So the school garden. There’s been a lot going on there since I last posted about my involvement there. As with most things connected to the school, you attempt to dip your toe in the water and by accident you fall in. That’s what happened here.
I’m now running the school garden (ha! who saw that one coming?) since the lady who had been running it retired about 3 months after I showed up. Sneaky.
So, yeah. I’m the person who assigns the plots, orders the gravel, tries to get community gardeners and teachers working together, organizes weeding parties and makes sure that the whole thing is tickety-boo. Easy, right?
Actually, up to now it has gone without hiccup. But there’s time yet. I’ll update you when someone goes spectacularly wrong.

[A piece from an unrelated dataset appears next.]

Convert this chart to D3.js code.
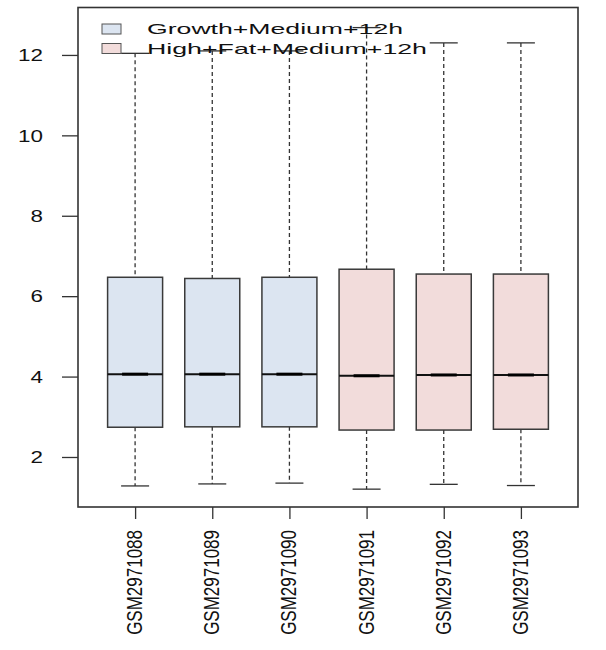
<!DOCTYPE html>
<html>
<head>
<meta charset="utf-8">
<script src="https://cdn.jsdelivr.net/npm/d3@7"></script>
<style>
  body { margin: 0; background: #fff; }
  text { font-family: "Liberation Sans", Arial, sans-serif; fill: #111; }
</style>
</head>
<body>
<svg id="chart" width="606" height="650"></svg>
<script>
// values
var samples = ["GSM2971088", "GSM2971089", "GSM2971090", "GSM2971091", "GSM2971092", "GSM2971093"]
var groups = ["Growth+Medium+12h", "Growth+Medium+12h", "Growth+Medium+12h",
              "High+Fat+Medium+12h", "High+Fat+Medium+12h", "High+Fat+Medium+12h"]
var lowWhisker = [1.28, 1.33, 1.35, 1.20, 1.32, 1.29]
var q1 = [2.74, 2.75, 2.75, 2.67, 2.67, 2.69]
var medians = [4.06, 4.06, 4.06, 4.02, 4.04, 4.04]
var q3 = [6.47, 6.44, 6.47, 6.67, 6.55, 6.55]
var highWhisker = [12.04, 12.10, 12.10, 12.68, 12.30, 12.30]
var legendLabels = ["Growth+Medium+12h", "High+Fat+Medium+12h"]
var legendColors = ["#dce5f1", "#f2dcdb"]
var yTicks = [2, 4, 6, 8, 10, 12]

var svg = d3.select("#chart")
var plotLeft = 78, plotRight = 578, plotTop = 7.5, plotBottom = 507

var x = d3.scaleLinear().domain([0.26, 6.74]).range([plotLeft, plotRight])
var y = d3.scaleLinear().domain([0.756, 13.18]).range([plotBottom, plotTop])
var color = d3.scaleOrdinal().domain(legendLabels).range(legendColors)
var boxW = 55, capW = 28

var data = samples.map(function(s, i) {
  return { name: s, group: groups[i], pos: i + 1, lo: lowWhisker[i], q1: q1[i],
           med: medians[i], q3: q3[i], hi: highWhisker[i] }
})

// y axis
var yAxis = svg.append("g").attr("transform", "translate(" + plotLeft + ",0)")
  .call(d3.axisLeft(y).tickValues(yTicks).tickSize(16).tickFormat(d3.format("d")))
yAxis.select(".domain").remove()
yAxis.selectAll("line").attr("stroke", "#333").attr("stroke-width", 1.3)
yAxis.selectAll("text")
  .attr("x", null).attr("dy", "0.36em")
  .attr("transform", "translate(-35,0) scale(1.4,1)")
  .style("font-size", "16px").style("font-family", "Liberation Sans, Arial, sans-serif")
  .attr("fill", "#111")

// x axis
var xAxis = svg.append("g").attr("transform", "translate(0," + plotBottom + ")")
  .call(d3.axisBottom(x).tickValues(data.map(function(d) { return d.pos })).tickSize(12).tickFormat(""))
xAxis.select(".domain").remove()
xAxis.selectAll("line").attr("stroke", "#333").attr("stroke-width", 1.3)
svg.append("g").selectAll("text").data(data).enter().append("text")
  .attr("transform", function(d) { return "translate(" + (x(d.pos) + 7) + ",530) scale(1.25,1) rotate(-90)" })
  .attr("text-anchor", "end")
  .style("font-size", "17px")
  .text(function(d) { return d.name })

// boxes
var boxes = svg.append("g").selectAll("g").data(data).enter().append("g")
boxes.append("line")
  .attr("x1", function(d) { return x(d.pos) }).attr("x2", function(d) { return x(d.pos) })
  .attr("y1", function(d) { return y(d.hi) }).attr("y2", function(d) { return y(d.q3) })
  .attr("stroke", "#333").attr("stroke-width", 1.3).attr("stroke-dasharray", "4,3")
boxes.append("line")
  .attr("x1", function(d) { return x(d.pos) }).attr("x2", function(d) { return x(d.pos) })
  .attr("y1", function(d) { return y(d.q1) }).attr("y2", function(d) { return y(d.lo) })
  .attr("stroke", "#333").attr("stroke-width", 1.3).attr("stroke-dasharray", "4,3")
boxes.selectAll(".cap").data(function(d) { return [[d.pos, d.hi], [d.pos, d.lo]] }).enter()
  .append("line").attr("class", "cap")
  .attr("x1", function(c) { return x(c[0]) - capW / 2 }).attr("x2", function(c) { return x(c[0]) + capW / 2 })
  .attr("y1", function(c) { return y(c[1]) }).attr("y2", function(c) { return y(c[1]) })
  .attr("stroke", "#333").attr("stroke-width", 1.3)
boxes.append("rect")
  .attr("x", function(d) { return x(d.pos) - boxW / 2 }).attr("width", boxW)
  .attr("y", function(d) { return y(d.q3) }).attr("height", function(d) { return y(d.q1) - y(d.q3) })
  .attr("fill", function(d) { return color(d.group) })
  .attr("stroke", "#3a3a3a").attr("stroke-width", 1.5)
boxes.append("line")
  .attr("x1", function(d) { return x(d.pos) - boxW / 2 }).attr("x2", function(d) { return x(d.pos) + boxW / 2 })
  .attr("y1", function(d) { return y(d.med) }).attr("y2", function(d) { return y(d.med) })
  .attr("stroke", "#111").attr("stroke-width", 2)
boxes.append("line")
  .attr("x1", function(d) { return x(d.pos) - 13 }).attr("x2", function(d) { return x(d.pos) + 13 })
  .attr("y1", function(d) { return y(d.med) }).attr("y2", function(d) { return y(d.med) })
  .attr("stroke", "#000").attr("stroke-width", 3)

// frame
svg.append("rect").attr("x", plotLeft).attr("y", plotTop)
  .attr("width", plotRight - plotLeft).attr("height", plotBottom - plotTop)
  .attr("fill", "none").attr("stroke", "#333").attr("stroke-width", 1.6)

// legend (transparent, as in the original)
var legend = svg.append("g").selectAll("g").data(legendLabels).enter().append("g")
  .attr("transform", function(d, i) { return "translate(102," + (29 + i * 19.5) + ")" })
legend.append("rect").attr("x", 0).attr("y", -5).attr("width", 19).attr("height", 10)
  .attr("fill", function(d) { return color(d) }).attr("stroke", "#555").attr("stroke-width", 1)
legend.append("text").attr("x", 45).attr("dy", "0.36em")
  .attr("textLength", function(d, i) { return i === 0 ? 256 : 280 })
  .attr("lengthAdjust", "spacingAndGlyphs")
  .style("font-size", "15px")
  .text(function(d) { return d })
</script>
</body>
</html>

In the meantime those 2nd graders have been champing at the bit to get some ‘real’ gardening done. Since it’s been so wet here I’ve been forcing them to do ‘worthy’ activities like recording the soil and air temperature – their little frozen hands clutching their frozen pencils and icicle clipboards. It was all very sad!
But now, well, now it’s March and that’s when the real gardening happens. According to them anyway. So I thought it was high time I gave them some tools and asked them to get some of this digging done.
We have four plots at our disposal (two for each class). And back in October we had sowed some cover crop of Crimson Clover. Now, the Clover is about a foot high and starting to flop over the sides of the raised bed. Time for some choppy-chop.
In the school garden shed there are some very cute kid spades (or shovels as they will have it here). I took the class out in groups of six, showed them the cover crop and handed them a spade. I might as well have just handed them a family-sized bag of Skittles. Their faces lit up with little evil grins and they set to it.
What they did to that cover crop in 5 minutes I estimate it would have taken me half an hour. No kidding. They went cray-cray.
Even the kids that are normally ‘meh’ about gardening were jumping on the their spades and digging for England. It was ace.
Coats were thrown on the floor, holes were dug, filled in and then dug again. When I said that time was up and it’s time for the next group there were groans, and shouts of ‘nooo!’
It was all quite satisfying.
Above: Digging
Above: More digging
Above: We all love digging
It’s so great for you to lend your talents to this project! Spades and shovels are two different things. Spade is the longer, rectangular blade and a shovel is a wider, broader blade. Anyone using the words interchangeably just needs to be shown the difference. Maybe you could do a lesson on all the tools and their uses?
Thanks for letting me know Jess.
What a great idea! I’m glad the children were so enthusiastic.